• Instructions to follow: Your task is to reproduce, verbatim and without pictures, the lines from the opening of the listing through the line containing "from matplotlib.patches import Rectangle".

◆ ◆ ◆ ◆

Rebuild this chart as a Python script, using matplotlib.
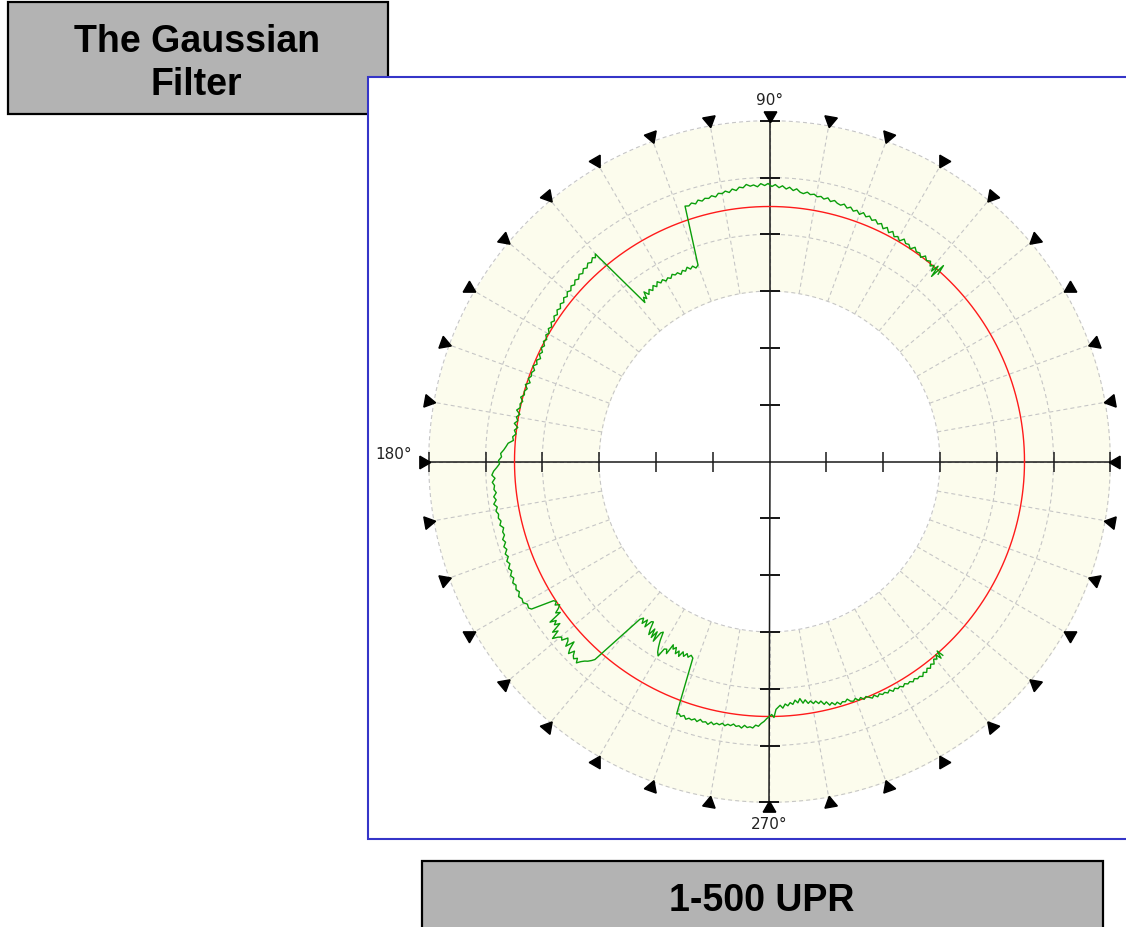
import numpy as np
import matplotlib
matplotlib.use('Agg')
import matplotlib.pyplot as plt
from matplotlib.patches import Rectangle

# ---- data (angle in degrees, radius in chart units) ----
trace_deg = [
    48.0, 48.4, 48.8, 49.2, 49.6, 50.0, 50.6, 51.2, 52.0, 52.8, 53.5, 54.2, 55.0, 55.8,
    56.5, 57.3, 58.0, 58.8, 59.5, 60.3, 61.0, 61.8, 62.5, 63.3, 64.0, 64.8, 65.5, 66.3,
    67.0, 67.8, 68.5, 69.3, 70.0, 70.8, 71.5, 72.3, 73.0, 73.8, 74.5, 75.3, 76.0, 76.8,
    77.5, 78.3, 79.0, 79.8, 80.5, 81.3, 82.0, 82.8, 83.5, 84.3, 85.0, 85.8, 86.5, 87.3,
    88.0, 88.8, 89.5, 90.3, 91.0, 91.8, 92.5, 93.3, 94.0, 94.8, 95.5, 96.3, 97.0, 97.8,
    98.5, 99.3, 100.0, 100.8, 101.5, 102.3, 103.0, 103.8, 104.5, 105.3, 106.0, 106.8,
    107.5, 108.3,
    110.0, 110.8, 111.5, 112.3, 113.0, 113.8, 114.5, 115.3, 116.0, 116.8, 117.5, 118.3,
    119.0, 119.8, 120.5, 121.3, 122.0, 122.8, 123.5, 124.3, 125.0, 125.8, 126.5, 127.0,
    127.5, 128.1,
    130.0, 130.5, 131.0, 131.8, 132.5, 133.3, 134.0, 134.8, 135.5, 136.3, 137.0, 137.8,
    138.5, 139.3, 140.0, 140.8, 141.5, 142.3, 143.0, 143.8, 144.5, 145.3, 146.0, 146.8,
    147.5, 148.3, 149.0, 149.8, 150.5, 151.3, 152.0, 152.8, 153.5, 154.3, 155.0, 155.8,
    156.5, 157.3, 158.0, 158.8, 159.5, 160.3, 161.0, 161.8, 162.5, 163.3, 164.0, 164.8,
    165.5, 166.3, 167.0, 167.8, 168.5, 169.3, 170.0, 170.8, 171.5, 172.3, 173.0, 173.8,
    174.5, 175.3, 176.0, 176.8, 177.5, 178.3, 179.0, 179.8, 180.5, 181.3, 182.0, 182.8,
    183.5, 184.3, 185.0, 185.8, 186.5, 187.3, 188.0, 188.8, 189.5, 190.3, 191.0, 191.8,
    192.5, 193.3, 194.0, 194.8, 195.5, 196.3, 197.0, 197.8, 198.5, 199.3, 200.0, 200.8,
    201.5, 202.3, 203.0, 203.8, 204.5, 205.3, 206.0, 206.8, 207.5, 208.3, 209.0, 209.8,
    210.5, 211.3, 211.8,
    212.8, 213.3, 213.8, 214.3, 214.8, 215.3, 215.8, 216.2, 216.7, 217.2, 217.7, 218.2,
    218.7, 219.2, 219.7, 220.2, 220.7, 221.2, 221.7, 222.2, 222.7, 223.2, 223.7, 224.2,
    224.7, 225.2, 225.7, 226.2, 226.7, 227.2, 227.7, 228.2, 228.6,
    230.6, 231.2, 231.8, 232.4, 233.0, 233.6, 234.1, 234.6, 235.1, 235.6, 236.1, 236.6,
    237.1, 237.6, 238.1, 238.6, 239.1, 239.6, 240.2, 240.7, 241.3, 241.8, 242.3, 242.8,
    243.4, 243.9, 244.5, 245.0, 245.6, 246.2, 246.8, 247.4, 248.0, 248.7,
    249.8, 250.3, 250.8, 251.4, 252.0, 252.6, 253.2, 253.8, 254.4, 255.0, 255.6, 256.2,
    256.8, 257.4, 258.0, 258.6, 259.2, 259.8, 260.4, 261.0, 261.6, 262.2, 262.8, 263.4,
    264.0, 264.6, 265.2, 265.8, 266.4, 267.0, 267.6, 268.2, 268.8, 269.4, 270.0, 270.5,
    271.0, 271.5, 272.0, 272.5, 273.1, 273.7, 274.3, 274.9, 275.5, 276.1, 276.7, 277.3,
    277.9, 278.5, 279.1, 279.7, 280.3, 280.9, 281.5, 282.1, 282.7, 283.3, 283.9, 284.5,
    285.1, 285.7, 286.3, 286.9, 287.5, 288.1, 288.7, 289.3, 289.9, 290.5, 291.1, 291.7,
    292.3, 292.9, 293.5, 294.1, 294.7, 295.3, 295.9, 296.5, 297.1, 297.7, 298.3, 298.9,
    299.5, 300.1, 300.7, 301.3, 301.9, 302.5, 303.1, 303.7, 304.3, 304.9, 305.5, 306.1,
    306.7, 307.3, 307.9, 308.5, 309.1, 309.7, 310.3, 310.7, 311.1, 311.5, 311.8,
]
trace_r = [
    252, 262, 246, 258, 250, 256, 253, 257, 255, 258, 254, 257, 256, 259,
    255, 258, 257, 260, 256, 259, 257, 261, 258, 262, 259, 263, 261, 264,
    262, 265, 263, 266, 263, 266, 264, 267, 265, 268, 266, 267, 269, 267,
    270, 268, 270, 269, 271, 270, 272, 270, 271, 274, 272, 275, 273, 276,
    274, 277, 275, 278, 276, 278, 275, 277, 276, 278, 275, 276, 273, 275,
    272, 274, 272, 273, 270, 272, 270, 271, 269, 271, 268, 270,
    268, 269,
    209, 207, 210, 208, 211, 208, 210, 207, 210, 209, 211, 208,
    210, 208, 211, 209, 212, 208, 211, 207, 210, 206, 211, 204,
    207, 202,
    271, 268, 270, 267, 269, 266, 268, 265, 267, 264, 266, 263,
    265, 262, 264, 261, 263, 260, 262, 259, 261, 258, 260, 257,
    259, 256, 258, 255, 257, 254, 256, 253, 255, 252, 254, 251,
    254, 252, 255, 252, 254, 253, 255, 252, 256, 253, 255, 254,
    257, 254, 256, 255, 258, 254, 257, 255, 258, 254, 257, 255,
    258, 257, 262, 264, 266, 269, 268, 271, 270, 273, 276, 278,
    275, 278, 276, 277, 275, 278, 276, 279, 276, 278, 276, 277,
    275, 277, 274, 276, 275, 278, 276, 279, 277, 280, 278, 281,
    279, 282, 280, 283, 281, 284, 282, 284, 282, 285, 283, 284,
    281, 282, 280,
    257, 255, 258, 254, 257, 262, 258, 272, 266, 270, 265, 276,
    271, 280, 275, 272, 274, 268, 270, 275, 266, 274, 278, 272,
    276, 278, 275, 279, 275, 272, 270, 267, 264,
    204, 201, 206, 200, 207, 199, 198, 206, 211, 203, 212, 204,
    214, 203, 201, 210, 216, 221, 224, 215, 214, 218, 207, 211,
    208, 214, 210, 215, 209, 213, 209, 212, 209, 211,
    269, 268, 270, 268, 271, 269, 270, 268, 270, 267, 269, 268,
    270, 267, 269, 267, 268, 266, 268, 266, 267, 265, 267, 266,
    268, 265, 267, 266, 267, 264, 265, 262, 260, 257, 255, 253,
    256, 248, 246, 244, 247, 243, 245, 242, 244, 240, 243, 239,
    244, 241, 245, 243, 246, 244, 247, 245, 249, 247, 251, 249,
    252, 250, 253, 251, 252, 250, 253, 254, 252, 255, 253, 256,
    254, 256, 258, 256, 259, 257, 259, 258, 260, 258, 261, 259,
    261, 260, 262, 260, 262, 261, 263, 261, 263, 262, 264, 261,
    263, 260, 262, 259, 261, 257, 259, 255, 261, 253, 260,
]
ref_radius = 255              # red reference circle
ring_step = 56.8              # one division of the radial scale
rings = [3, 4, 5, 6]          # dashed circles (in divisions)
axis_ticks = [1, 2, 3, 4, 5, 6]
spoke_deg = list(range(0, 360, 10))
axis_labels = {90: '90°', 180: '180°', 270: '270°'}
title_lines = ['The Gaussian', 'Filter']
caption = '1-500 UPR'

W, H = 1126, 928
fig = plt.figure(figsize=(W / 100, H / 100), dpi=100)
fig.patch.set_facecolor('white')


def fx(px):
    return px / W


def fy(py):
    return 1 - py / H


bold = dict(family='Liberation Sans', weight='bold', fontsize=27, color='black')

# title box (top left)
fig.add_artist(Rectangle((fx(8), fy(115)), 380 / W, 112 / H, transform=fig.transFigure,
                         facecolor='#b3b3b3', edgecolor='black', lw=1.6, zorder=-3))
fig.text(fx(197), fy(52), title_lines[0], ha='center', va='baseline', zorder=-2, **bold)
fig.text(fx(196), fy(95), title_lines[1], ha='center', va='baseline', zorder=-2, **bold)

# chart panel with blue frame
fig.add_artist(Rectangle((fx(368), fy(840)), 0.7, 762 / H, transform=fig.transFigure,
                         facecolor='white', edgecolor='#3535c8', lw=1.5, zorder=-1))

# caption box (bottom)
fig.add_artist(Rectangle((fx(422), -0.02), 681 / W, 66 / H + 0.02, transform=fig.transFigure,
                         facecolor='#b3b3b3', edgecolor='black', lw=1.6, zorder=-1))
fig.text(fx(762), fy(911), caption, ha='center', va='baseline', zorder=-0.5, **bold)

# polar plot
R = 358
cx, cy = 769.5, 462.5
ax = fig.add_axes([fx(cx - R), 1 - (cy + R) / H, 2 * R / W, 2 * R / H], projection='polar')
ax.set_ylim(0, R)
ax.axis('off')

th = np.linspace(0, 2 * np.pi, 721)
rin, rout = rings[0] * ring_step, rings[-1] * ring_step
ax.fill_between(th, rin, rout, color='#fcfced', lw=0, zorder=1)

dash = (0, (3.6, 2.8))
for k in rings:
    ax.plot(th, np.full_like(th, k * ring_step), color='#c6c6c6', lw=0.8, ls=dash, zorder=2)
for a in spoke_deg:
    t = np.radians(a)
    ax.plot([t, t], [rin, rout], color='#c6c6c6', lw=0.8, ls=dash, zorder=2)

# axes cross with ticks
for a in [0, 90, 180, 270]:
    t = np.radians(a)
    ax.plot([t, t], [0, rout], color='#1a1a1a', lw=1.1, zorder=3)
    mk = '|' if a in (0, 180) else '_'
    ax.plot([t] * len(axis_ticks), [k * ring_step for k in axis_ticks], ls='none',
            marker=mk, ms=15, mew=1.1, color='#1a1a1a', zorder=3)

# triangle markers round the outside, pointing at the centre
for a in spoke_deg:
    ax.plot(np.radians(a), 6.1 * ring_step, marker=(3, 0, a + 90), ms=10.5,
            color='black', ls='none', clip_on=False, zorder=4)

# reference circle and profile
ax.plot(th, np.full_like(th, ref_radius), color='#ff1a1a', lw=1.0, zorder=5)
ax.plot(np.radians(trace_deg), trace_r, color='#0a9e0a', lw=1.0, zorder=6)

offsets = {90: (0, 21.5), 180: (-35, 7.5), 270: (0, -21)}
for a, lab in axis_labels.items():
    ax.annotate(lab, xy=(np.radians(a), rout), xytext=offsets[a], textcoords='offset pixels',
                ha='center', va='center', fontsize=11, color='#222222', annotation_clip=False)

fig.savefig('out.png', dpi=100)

◆ ◆ ◆ ◆

• Worked solution:
Rebuild this chart as a Python script, using matplotlib.
import numpy as np
import matplotlib
matplotlib.use('Agg')
import matplotlib.pyplot as plt
from matplotlib.patches import Rectangle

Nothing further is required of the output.